The fact that 5 million viewers tuned in to watch Malaysia play against New Zealand in the World Cup Qualifier in Invercargill, indicates the fan base is still there, but they want quality matches and not run-of-the mill lop-sided tour naments.
There are not enough hockey players to go around, and former stars are still highly in demand even though their production level has dropped with the increase in their waist- line.
Only UniKl-Ibil took a chance with a young side, but it looks like many of their players might be pinched by the richer clubs, and next season they will again be doing development work.
Sponsors Tenaga Nasional made it possible with a huge contribution, but it is time more money be used for de velopment, than staging tournaments.
A discussion was held recently between the big guns of the National Sports Council and the MHF, and the whispers in the corridors say that there is still hope in the long run if the proposals become a reality.
The NSC are looking at a Primary Sports School in Pahang where Standard One pupil will be exposed to training in multiple sports, and a scientific evaluation will be made as they grow up and only then, will they be made to specialise in sports which suit their physique.
And the NSC have promised to be on the lookout for budding hockey players.
Then there are plans to send a entire age-group hockey teams to Europe for more than a month to play and train, and this will be made possible by cementing affiliation with clubs in Netherlands and Germany who will house and train the boys at minimal cost.
In the words of one NSC official: “There will be more quality training time, and less time to be tourists as is the norm right now.”
The whispers are strong and confident that both the ideas will take off next year and in the long run, tournaments like the MHL will not have to rely on old horses or low-quality foreign players, while Malaysia will also be in a better position on the International Hockey Federation standings in a decade.

Sapura not keen to play away

SAPURA wrote a two-page letter to the Malaysian Hockey Federation (MHF) yesterday, and it had ‘No’ in every para graph to Nur Insafi’s request to play one leg of the Malaysia Hockey League (MHL) Premier Division quarter-finals in Penang.
Nur Insafi club president S. Thaitchana, who is also their coach, had said that if MHF deny their request to play one leg in Penang, they will stage a walkover.

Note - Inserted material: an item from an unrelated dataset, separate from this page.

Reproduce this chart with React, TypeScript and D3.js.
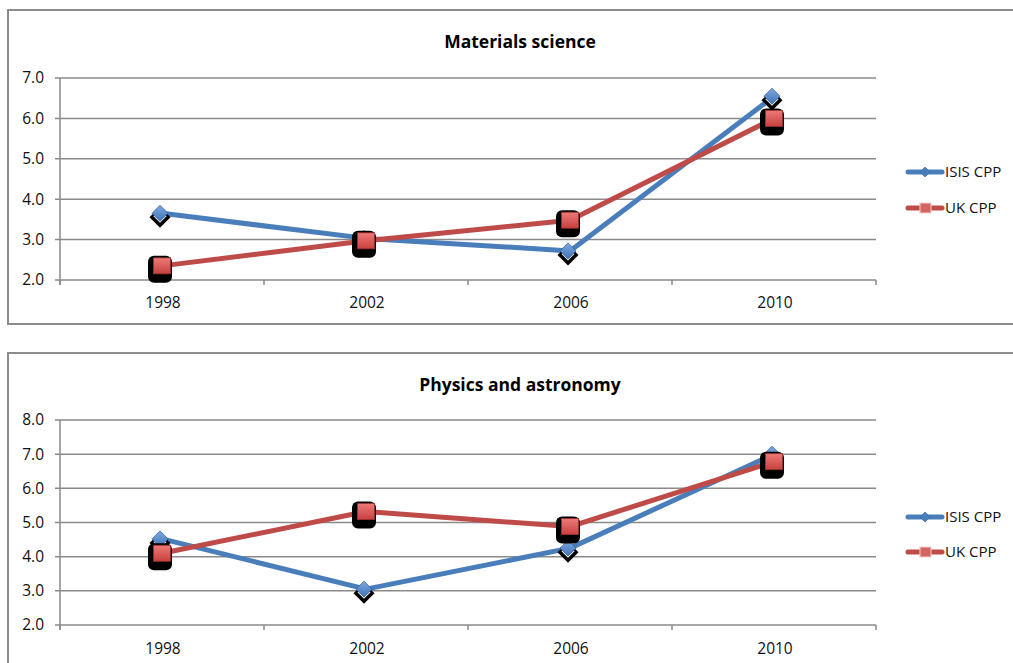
import { useEffect, useRef } from "react";
import * as d3 from "d3";

const years = ["1998", "2002", "2006", "2010"];
const seriesNames = ["ISIS CPP", "UK CPP"];

const matIsis = [3.65, 3.03, 2.72, 6.55];
const matUk = [2.35, 2.97, 3.48, 6.0];
const matTicks = [2, 3, 4, 5, 6, 7];

const physIsis = [4.52, 3.05, 4.25, 7.0];
const physUk = [4.1, 5.32, 4.88, 6.78];
const physTicks = [2, 3, 4, 5, 6, 7, 8];

const BLUE = "#4a7ebb";
const RED = "#be4b48";
const GRID = "#8a8a8a";
const FONT = "'Open Sans', 'Noto Sans', sans-serif";

interface PanelSpec {
  title: string;
  top: number; // frame top
  plotTop: number;
  plotBottom: number;
  ticks: number[];
  isis: number[];
  uk: number[];
  legendY: number[];
  labelY: number;
}

const panels: PanelSpec[] = [
  {
    title: "Materials science",
    top: 10,
    plotTop: 78,
    plotBottom: 280,
    ticks: matTicks,
    isis: matIsis,
    uk: matUk,
    legendY: [172, 208],
    labelY: 303,
  },
  {
    title: "Physics and astronomy",
    top: 353,
    plotTop: 420,
    plotBottom: 625,
    ticks: physTicks,
    isis: physIsis,
    uk: physUk,
    legendY: [517, 552],
    labelY: 649,
  },
];

const App: React.FC = () => {
  const ref = useRef<SVGSVGElement>(null);

  useEffect(() => {
    if (!ref.current) return;
    const svg = d3.select(ref.current);
    svg.selectAll("*").remove();

    const width = 1013;
    const plotLeft = 60;
    const plotRight = 876;

    const defs = svg.append("defs");
    const gr = defs
      .append("linearGradient")
      .attr("id", "redFill")
      .attr("x1", 0)
      .attr("y1", 0)
      .attr("x2", 0)
      .attr("y2", 1);
    gr.append("stop").attr("offset", "0%").attr("stop-color", "#ec7a78");
    gr.append("stop").attr("offset", "100%").attr("stop-color", "#c9403d");
    const gb = defs
      .append("linearGradient")
      .attr("id", "blueFill")
      .attr("x1", 0)
      .attr("y1", 0)
      .attr("x2", 0)
      .attr("y2", 1);
    gb.append("stop").attr("offset", "0%").attr("stop-color", "#7fa9e0");
    gb.append("stop").attr("offset", "100%").attr("stop-color", "#3f73b8");

    const diamond = (r: number) => `M0,${-r}L${r},0L0,${r}L${-r},0Z`;

    panels.forEach((p, pi) => {
      const g = svg.append("g");

      // frame (top one closes, bottom one runs off the page)
      g.append("rect")
        .attr("x", 8)
        .attr("y", p.top)
        .attr("width", width + 20)
        .attr("height", pi === 0 ? 314 : 700)
        .attr("fill", "#fff")
        .attr("stroke", "#8c8c8c")
        .attr("stroke-width", 2);

      const x = d3
        .scaleBand<string>()
        .domain(years)
        .range([plotLeft, plotRight]);
      const y = d3
        .scaleLinear()
        .domain([p.ticks[0], p.ticks[p.ticks.length - 1]])
        .range([p.plotBottom, p.plotTop]);

      // title
      g.append("text")
        .attr("x", 520)
        .attr("y", p.top + 32)
        .attr("dy", "0.35em")
        .attr("text-anchor", "middle")
        .attr("font-family", FONT)
        .attr("font-weight", "bold")
        .attr("font-size", 17.5)
        .text(p.title);

      // gridlines
      g.append("g")
        .selectAll("line")
        .data(p.ticks)
        .join("line")
        .attr("x1", plotLeft - 5)
        .attr("x2", plotRight)
        .attr("y1", (d) => y(d))
        .attr("y2", (d) => y(d))
        .attr("stroke", GRID)
        .attr("stroke-width", 1.5);

      // y axis line
      g.append("line")
        .attr("x1", plotLeft)
        .attr("x2", plotLeft)
        .attr("y1", p.plotTop)
        .attr("y2", p.plotBottom + 5)
        .attr("stroke", GRID)
        .attr("stroke-width", 1.5);

      // x tick marks
      const xTicks = years.map((d) => x(d) ?? 0).concat([plotRight]);
      g.append("g")
        .selectAll("line")
        .data(xTicks)
        .join("line")
        .attr("x1", (d) => d)
        .attr("x2", (d) => d)
        .attr("y1", p.plotBottom)
        .attr("y2", p.plotBottom + 5)
        .attr("stroke", GRID)
        .attr("stroke-width", 1.5);

      // y labels
      g.append("g")
        .selectAll("text")
        .data(p.ticks)
        .join("text")
        .attr("x", 44)
        .attr("y", (d) => y(d))
        .attr("dy", "0.35em")
        .attr("text-anchor", "end")
        .attr("font-family", FONT)
        .attr("font-size", 15.5)
        .attr("fill", "#111")
        .text((d) => d3.format(".1f")(d));

      // x labels
      g.append("g")
        .selectAll("text")
        .data(years)
        .join("text")
        .attr("x", (d) => (x(d) ?? 0) + x.bandwidth() / 2 + 1)
        .attr("y", p.labelY)
        .attr("dy", "0.35em")
        .attr("text-anchor", "middle")
        .attr("font-family", FONT)
        .attr("font-size", 15.5)
        .attr("fill", "#111")
        .text((d) => d);

      const cx = (i: number) => (x(years[i]) ?? 0) + x.bandwidth() / 2;
      const line = d3
        .line<number>()
        .x((_, i) => cx(i))
        .y((d) => y(d));

      // series lines
      g.append("path")
        .attr("d", line(p.isis))
        .attr("fill", "none")
        .attr("stroke", BLUE)
        .attr("stroke-width", 5)
        .attr("stroke-linejoin", "round");
      g.append("path")
        .attr("d", line(p.uk))
        .attr("fill", "none")
        .attr("stroke", RED)
        .attr("stroke-width", 5)
        .attr("stroke-linejoin", "round");

      // ISIS markers
      const dm = g
        .append("g")
        .selectAll("g")
        .data(p.isis)
        .join("g")
        .attr("transform", (d, i) => `translate(${cx(i) - 2},${y(d)})`);
      dm.append("path")
        .attr("d", diamond(10.5))
        .attr("transform", "translate(0,4)")
        .attr("fill", "#000");
      dm.append("path")
        .attr("d", diamond(6.5))
        .attr("transform", "translate(0,3)")
        .attr("fill", "#fff");
      dm.append("path")
        .attr("d", diamond(8))
        .attr("fill", "url(#blueFill)")
        .attr("stroke", "#35639e")
        .attr("stroke-width", 0.8);

      // UK markers
      const sm = g
        .append("g")
        .selectAll("g")
        .data(p.uk)
        .join("g")
        .attr("transform", (d, i) => `translate(${cx(i)},${y(d)})`);
      sm.append("rect")
        .attr("x", -14)
        .attr("y", -10)
        .attr("width", 24)
        .attr("height", 27)
        .attr("rx", 6)
        .attr("fill", "#000");
      sm.append("rect")
        .attr("x", -8.5)
        .attr("y", -8)
        .attr("width", 17)
        .attr("height", 16)
        .attr("fill", "url(#redFill)")
        .attr("stroke", "#9c3431")
        .attr("stroke-width", 0.8);

      // legend
      seriesNames.forEach((name, i) => {
        const ly = p.legendY[i];
        const col = i === 0 ? BLUE : RED;
        const lg = g.append("g");
        lg.append("line")
          .attr("x1", 908)
          .attr("x2", 942)
          .attr("y1", ly)
          .attr("y2", ly)
          .attr("stroke", col)
          .attr("stroke-width", 5)
          .attr("stroke-linecap", "round");
        if (i === 0) {
          lg.append("path")
            .attr("d", diamond(5))
            .attr("transform", `translate(925,${ly})`)
            .attr("fill", BLUE)
            .attr("stroke", "#35639e")
            .attr("stroke-width", 0.6);
        } else {
          lg.append("rect")
            .attr("x", 920)
            .attr("y", ly - 5)
            .attr("width", 11)
            .attr("height", 10)
            .attr("fill", "#d56563")
            .attr("stroke", "#f2d0cf")
            .attr("stroke-width", 1);
        }
        lg.append("text")
          .attr("x", 945)
          .attr("y", ly)
          .attr("dy", "0.35em")
          .attr("font-family", FONT)
          .attr("font-size", 15)
          .attr("fill", "#111")
          .text(name);
      });
    });
  }, []);

  return (
    <svg
      ref={ref}
      width={1013}
      height={663}
      style={{ position: "absolute", left: 0, top: 0, display: "block" }}
    />
  );
};

export default App;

“I have been following this new development in the press, and on Sunday, I received a call from the MHF asking me if Sapura are wiling to play one leg in Penang, and I replied in writing today (yesterday).
“First of all, Nur Insafi manager attended the team managers meeting where it was decided that all the knock- out matches will be held in Kuala Lumpur.
“None of the team managers, including Nur Insafi’s, protested then, and Sapura’s view is that the MHF stick to that decision,” said Sapura team manager Abdulah Yunus.
Abdulah also said it will be too taxing for his players to travel to Penang immediately after the first leg, and this will be a disadvantage against them.
In the letter, Abdulah also pointed out that eight of his players, and two of his coaches celebrate Thaipusam, and travelling to Penang on Jan 30 is out of the question.
“The first leg is on Friday, while Thaipusam is on the next day. And we play the return leg on Sunday.
“The religious festival is a public holiday and my players have made plans to celebrate it with their families so travelling on Saturday is out of the question,” said Abdulah.
Sapura feel the request to play in Penang is a of personal nature, and not binding.
“We had also made a personal request to MHF to postpone our Jan 16 match in Johor Baru to Jan 17 because our player Jiwa Mohan was getting married on the 16th.
“All my players and support staff wanted to attend the wedding in Kuala Lumpur, but MHF turned it down saying it is personal in nature. We lost two players, including his brother Jivan for that match.
“However, we respect the decision taken by MHF then as it was a personal matter, and now I feel the MHF should also take a similar stand in Nur Insafi’s request.
“In short, we want to play both the matches in KL, as agreed in the team manager meeting,” said Abdulah.
Nur Insafi are expected to turn up for the first leg, and boycott the return leg if MHF deny their request, even though the consequences will be severe on the club.